Latent Prints

Latent Prints are one of three categories of fingerprints that can be found at the scene of a crime.

About Fingerprints

Fingerprints are split into three categories:

  • Latent
  • Impressed
  • Patent

Patent prints are those fingerprints that are easily spotted without the use of magnesium powders, ultra violet lights or chemicals that might assist in the visualisation of such a print. Patent prints are often found perhaps in blood, ink, oil or on surfaces such as glass, wooden doorframes or paper.

Impressed prints are those that have been made in soft material or tissue by pressing down with the finger or hand. These prints can be photographed or in certain circumstances moulds made if they are very fragile.

Latent prints – the particular fingerprint we are interested in here – are prints that are not visible to the naked eye but do exist.

Latent Prints

These prints are created because the fingers have tiny outlets for the expulsion of sweat and these outlets pick up salts, oils and tiny particles of dirt along the way. You may think that your hands and fingers are clean but at any given time your fingers are picking up these tiny molecules in everyday life; a common means of picking up these tiny particles is the passing of paper from one individual to another. Paper – and paper of many different types – although looking clean can carry a thin film of dirt and sweat particles that are passed on.
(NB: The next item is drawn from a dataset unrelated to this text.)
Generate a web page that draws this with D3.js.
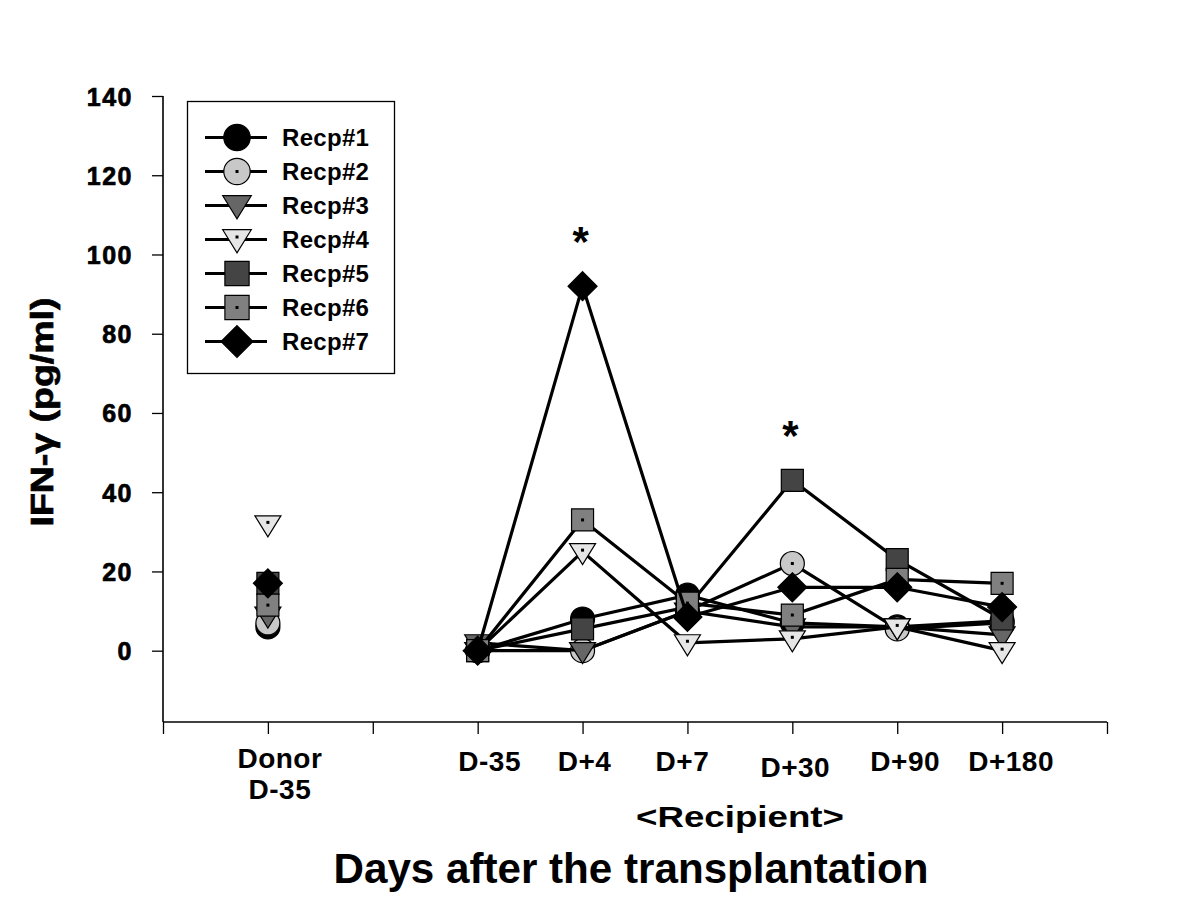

These particles – amplified if you run your fingers through your hair or rub your face – can then be passed to hard surfaces.

Latent prints are visualised using magnesium powder, which is gently brushed over these hard and shiny surfaces in order to illuminate them. Once this is done the prints can be photographed or ‘lifted’ using a variety of different tapes. A Scenes of Crime Officer (SOCO) will have an extensive selection of powders and brushes in their kit, which has now become widely known as the CSI kit – CSI standing for Crime Scene Investigation. These varying brushes are used to provide different coverings of powders when ‘dusting’ for prints so that the print is covered sufficiently for display without distorting its appearance.

Likewise some chemicals can be used in order to show up these otherwise invisible prints. One such chemical is Cyanoacrylate, which can be found in ordinary everyday super glue and can be used as a means of showing up the latent print by releasing a vapour that reacts to the salt and oil in the fingerprint. Other chemicals such as Iodine and Silver Nitrate are also used in the display of latent prints.

It is imperative that once these latent prints are exposed that they are photographed or ‘lifted’ without delay as some prints can fade quickly. Likewise it is imperative that when ‘dusting’ the crime scene for prints that only those individuals who are directly involved in the collating of information are present and that they are correctly adorned in protective clothing so as to reduce the risk of contamination to print and other trace evidence to be found there.